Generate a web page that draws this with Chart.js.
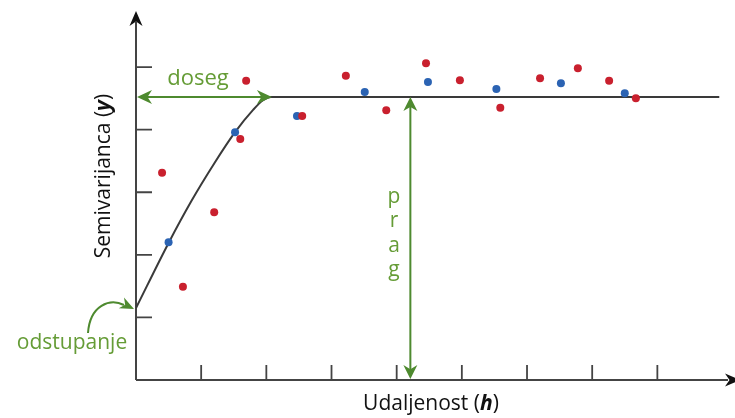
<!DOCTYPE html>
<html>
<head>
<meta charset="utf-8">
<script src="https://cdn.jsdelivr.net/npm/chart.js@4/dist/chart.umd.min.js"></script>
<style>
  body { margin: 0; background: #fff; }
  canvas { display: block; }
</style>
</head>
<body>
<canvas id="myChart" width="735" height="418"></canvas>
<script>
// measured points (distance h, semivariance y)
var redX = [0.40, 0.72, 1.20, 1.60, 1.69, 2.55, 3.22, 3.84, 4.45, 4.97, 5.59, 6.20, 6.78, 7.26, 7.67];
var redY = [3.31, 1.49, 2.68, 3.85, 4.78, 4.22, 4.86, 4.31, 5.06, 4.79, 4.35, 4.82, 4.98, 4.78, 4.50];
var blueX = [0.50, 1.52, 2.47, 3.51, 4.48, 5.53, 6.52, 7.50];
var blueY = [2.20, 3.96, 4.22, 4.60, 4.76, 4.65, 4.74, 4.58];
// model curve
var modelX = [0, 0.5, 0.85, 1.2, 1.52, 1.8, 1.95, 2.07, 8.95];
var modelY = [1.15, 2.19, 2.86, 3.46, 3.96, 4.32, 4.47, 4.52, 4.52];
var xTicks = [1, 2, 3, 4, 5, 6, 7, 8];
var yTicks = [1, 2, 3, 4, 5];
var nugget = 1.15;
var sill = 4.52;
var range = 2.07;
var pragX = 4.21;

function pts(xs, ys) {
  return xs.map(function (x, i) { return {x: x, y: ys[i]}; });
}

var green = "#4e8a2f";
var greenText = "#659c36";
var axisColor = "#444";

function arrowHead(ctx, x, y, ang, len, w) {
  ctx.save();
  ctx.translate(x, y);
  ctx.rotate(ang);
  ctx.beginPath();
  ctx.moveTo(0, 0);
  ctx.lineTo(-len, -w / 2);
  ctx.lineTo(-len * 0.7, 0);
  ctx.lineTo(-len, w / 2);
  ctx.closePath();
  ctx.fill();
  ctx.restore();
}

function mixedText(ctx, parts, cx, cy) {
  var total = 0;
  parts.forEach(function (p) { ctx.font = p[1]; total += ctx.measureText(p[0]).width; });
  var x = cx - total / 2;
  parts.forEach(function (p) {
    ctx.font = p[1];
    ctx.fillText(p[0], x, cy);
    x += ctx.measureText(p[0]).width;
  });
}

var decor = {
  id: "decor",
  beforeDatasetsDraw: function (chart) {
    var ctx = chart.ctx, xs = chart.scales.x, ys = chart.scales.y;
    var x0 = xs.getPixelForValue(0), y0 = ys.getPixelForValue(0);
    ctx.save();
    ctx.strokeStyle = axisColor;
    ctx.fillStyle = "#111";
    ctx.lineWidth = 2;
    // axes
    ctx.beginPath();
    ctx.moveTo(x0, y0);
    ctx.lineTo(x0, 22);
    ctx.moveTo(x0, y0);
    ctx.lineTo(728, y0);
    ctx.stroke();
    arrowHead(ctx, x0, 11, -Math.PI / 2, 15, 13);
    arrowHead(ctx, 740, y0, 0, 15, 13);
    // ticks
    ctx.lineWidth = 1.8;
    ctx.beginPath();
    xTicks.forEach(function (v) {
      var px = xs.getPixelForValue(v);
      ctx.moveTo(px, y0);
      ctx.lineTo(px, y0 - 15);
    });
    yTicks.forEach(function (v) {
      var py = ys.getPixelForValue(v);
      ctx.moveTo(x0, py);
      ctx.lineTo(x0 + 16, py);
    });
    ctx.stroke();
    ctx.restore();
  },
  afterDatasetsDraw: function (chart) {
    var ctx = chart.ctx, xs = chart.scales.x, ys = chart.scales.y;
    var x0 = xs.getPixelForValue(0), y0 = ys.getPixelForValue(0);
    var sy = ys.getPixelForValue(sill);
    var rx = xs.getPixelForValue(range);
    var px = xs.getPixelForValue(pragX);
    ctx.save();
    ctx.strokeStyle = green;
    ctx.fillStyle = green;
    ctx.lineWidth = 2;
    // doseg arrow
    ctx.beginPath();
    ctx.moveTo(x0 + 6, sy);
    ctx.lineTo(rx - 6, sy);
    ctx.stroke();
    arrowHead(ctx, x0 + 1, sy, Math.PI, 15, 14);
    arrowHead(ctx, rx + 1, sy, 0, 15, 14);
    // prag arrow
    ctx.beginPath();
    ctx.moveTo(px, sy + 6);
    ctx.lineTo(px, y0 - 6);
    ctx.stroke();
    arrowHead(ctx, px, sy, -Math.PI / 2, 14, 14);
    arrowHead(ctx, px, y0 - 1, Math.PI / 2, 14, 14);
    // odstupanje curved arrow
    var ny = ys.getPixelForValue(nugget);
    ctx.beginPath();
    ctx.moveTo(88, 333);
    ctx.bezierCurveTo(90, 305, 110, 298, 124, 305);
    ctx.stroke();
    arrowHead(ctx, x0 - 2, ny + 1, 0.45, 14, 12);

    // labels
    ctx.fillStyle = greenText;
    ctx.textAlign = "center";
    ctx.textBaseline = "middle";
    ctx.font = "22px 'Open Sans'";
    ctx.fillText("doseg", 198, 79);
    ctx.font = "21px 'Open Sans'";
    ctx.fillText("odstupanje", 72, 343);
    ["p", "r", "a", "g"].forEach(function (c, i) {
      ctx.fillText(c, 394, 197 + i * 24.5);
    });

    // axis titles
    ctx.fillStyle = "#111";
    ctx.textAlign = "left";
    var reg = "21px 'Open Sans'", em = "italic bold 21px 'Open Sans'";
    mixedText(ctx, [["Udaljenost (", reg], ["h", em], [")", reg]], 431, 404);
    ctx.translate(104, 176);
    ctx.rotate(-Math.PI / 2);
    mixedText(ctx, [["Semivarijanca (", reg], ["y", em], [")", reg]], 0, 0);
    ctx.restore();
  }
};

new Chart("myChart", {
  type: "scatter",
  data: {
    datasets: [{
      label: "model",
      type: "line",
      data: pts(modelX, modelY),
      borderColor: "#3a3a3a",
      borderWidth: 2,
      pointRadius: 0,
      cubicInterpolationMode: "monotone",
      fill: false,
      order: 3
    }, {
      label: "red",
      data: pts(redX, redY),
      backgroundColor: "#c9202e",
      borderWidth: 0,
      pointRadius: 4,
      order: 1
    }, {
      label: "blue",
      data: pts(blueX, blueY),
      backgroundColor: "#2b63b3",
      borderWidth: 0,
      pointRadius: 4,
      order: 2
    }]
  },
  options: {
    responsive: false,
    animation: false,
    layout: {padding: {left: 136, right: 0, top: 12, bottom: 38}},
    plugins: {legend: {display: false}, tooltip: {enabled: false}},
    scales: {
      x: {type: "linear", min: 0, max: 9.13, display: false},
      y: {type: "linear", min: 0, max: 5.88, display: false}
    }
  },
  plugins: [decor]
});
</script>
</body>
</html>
# # #
### Written request:
Quote each line of the listing exactly, but leave the pictures out.

### Worked solution:
Generate a web page that draws this with Chart.js.
<!DOCTYPE html>
<html>
<head>
<meta charset="utf-8">
<script src="https://cdn.jsdelivr.net/npm/chart.js@4/dist/chart.umd.min.js"></script>
<style>
  body { margin: 0; background: #fff; }
  canvas { display: block; }
</style>
</head>
<body>
<canvas id="myChart" width="735" height="418"></canvas>
<script>
// measured points (distance h, semivariance y)
var redX = [0.40, 0.72, 1.20, 1.60, 1.69, 2.55, 3.22, 3.84, 4.45, 4.97, 5.59, 6.20, 6.78, 7.26, 7.67];
var redY = [3.31, 1.49, 2.68, 3.85, 4.78, 4.22, 4.86, 4.31, 5.06, 4.79, 4.35, 4.82, 4.98, 4.78, 4.50];
var blueX = [0.50, 1.52, 2.47, 3.51, 4.48, 5.53, 6.52, 7.50];
var blueY = [2.20, 3.96, 4.22, 4.60, 4.76, 4.65, 4.74, 4.58];
// model curve
var modelX = [0, 0.5, 0.85, 1.2, 1.52, 1.8, 1.95, 2.07, 8.95];
var modelY = [1.15, 2.19, 2.86, 3.46, 3.96, 4.32, 4.47, 4.52, 4.52];
var xTicks = [1, 2, 3, 4, 5, 6, 7, 8];
var yTicks = [1, 2, 3, 4, 5];
var nugget = 1.15;
var sill = 4.52;
var range = 2.07;
var pragX = 4.21;

function pts(xs, ys) {
  return xs.map(function (x, i) { return {x: x, y: ys[i]}; });
}

var green = "#4e8a2f";
var greenText = "#659c36";
var axisColor = "#444";

function arrowHead(ctx, x, y, ang, len, w) {
  ctx.save();
  ctx.translate(x, y);
  ctx.rotate(ang);
  ctx.beginPath();
  ctx.moveTo(0, 0);
  ctx.lineTo(-len, -w / 2);
  ctx.lineTo(-len * 0.7, 0);
  ctx.lineTo(-len, w / 2);
  ctx.closePath();
  ctx.fill();
  ctx.restore();
}

function mixedText(ctx, parts, cx, cy) {
  var total = 0;
  parts.forEach(function (p) { ctx.font = p[1]; total += ctx.measureText(p[0]).width; });
  var x = cx - total / 2;
  parts.forEach(function (p) {
    ctx.font = p[1];
    ctx.fillText(p[0], x, cy);
    x += ctx.measureText(p[0]).width;
  });
}

var decor = {
  id: "decor",
  beforeDatasetsDraw: function (chart) {
    var ctx = chart.ctx, xs = chart.scales.x, ys = chart.scales.y;
    var x0 = xs.getPixelForValue(0), y0 = ys.getPixelForValue(0);
    ctx.save();
    ctx.strokeStyle = axisColor;
    ctx.fillStyle = "#111";
    ctx.lineWidth = 2;
    // axes
    ctx.beginPath();
    ctx.moveTo(x0, y0);
    ctx.lineTo(x0, 22);
    ctx.moveTo(x0, y0);
    ctx.lineTo(728, y0);
    ctx.stroke();
    arrowHead(ctx, x0, 11, -Math.PI / 2, 15, 13);
    arrowHead(ctx, 740, y0, 0, 15, 13);
    // ticks
    ctx.lineWidth = 1.8;
    ctx.beginPath();
    xTicks.forEach(function (v) {
      var px = xs.getPixelForValue(v);
      ctx.moveTo(px, y0);
      ctx.lineTo(px, y0 - 15);
    });
    yTicks.forEach(function (v) {
      var py = ys.getPixelForValue(v);
      ctx.moveTo(x0, py);
      ctx.lineTo(x0 + 16, py);
    });
    ctx.stroke();
    ctx.restore();
  },
  afterDatasetsDraw: function (chart) {
    var ctx = chart.ctx, xs = chart.scales.x, ys = chart.scales.y;
    var x0 = xs.getPixelForValue(0), y0 = ys.getPixelForValue(0);
    var sy = ys.getPixelForValue(sill);
    var rx = xs.getPixelForValue(range);
    var px = xs.getPixelForValue(pragX);
    ctx.save();
    ctx.strokeStyle = green;
    ctx.fillStyle = green;
    ctx.lineWidth = 2;
    // doseg arrow
    ctx.beginPath();
    ctx.moveTo(x0 + 6, sy);
    ctx.lineTo(rx - 6, sy);
    ctx.stroke();
    arrowHead(ctx, x0 + 1, sy, Math.PI, 15, 14);
    arrowHead(ctx, rx + 1, sy, 0, 15, 14);
    // prag arrow
    ctx.beginPath();
    ctx.moveTo(px, sy + 6);
    ctx.lineTo(px, y0 - 6);
    ctx.stroke();
    arrowHead(ctx, px, sy, -Math.PI / 2, 14, 14);
    arrowHead(ctx, px, y0 - 1, Math.PI / 2, 14, 14);
    // odstupanje curved arrow
    var ny = ys.getPixelForValue(nugget);
    ctx.beginPath();
    ctx.moveTo(88, 333);
    ctx.bezierCurveTo(90, 305, 110, 298, 124, 305);
    ctx.stroke();
    arrowHead(ctx, x0 - 2, ny + 1, 0.45, 14, 12);

    // labels
    ctx.fillStyle = greenText;
    ctx.textAlign = "center";
    ctx.textBaseline = "middle";
    ctx.font = "22px 'Open Sans'";
    ctx.fillText("doseg", 198, 79);
    ctx.font = "21px 'Open Sans'";
    ctx.fillText("odstupanje", 72, 343);
    ["p", "r", "a", "g"].forEach(function (c, i) {
      ctx.fillText(c, 394, 197 + i * 24.5);
    });

    // axis titles
    ctx.fillStyle = "#111";
    ctx.textAlign = "left";
    var reg = "21px 'Open Sans'", em = "italic bold 21px 'Open Sans'";
    mixedText(ctx, [["Udaljenost (", reg], ["h", em], [")", reg]], 431, 404);
    ctx.translate(104, 176);
    ctx.rotate(-Math.PI / 2);
    mixedText(ctx, [["Semivarijanca (", reg], ["y", em], [")", reg]], 0, 0);
    ctx.restore();
  }
};

new Chart("myChart", {
  type: "scatter",
  data: {
    datasets: [{
      label: "model",
      type: "line",
      data: pts(modelX, modelY),
      borderColor: "#3a3a3a",
      borderWidth: 2,
      pointRadius: 0,
      cubicInterpolationMode: "monotone",
      fill: false,
      order: 3
    }, {
      label: "red",
      data: pts(redX, redY),
      backgroundColor: "#c9202e",
      borderWidth: 0,
      pointRadius: 4,
      order: 1
    }, {
      label: "blue",
      data: pts(blueX, blueY),
      backgroundColor: "#2b63b3",
      borderWidth: 0,
      pointRadius: 4,
      order: 2
    }]
  },
  options: {
    responsive: false,
    animation: false,
    layout: {padding: {left: 136, right: 0, top: 12, bottom: 38}},
    plugins: {legend: {display: false}, tooltip: {enabled: false}},
    scales: {
      x: {type: "linear", min: 0, max: 9.13, display: false},
      y: {type: "linear", min: 0, max: 5.88, display: false}
    }
  },
  plugins: [decor]
});
</script>
</body>
</html>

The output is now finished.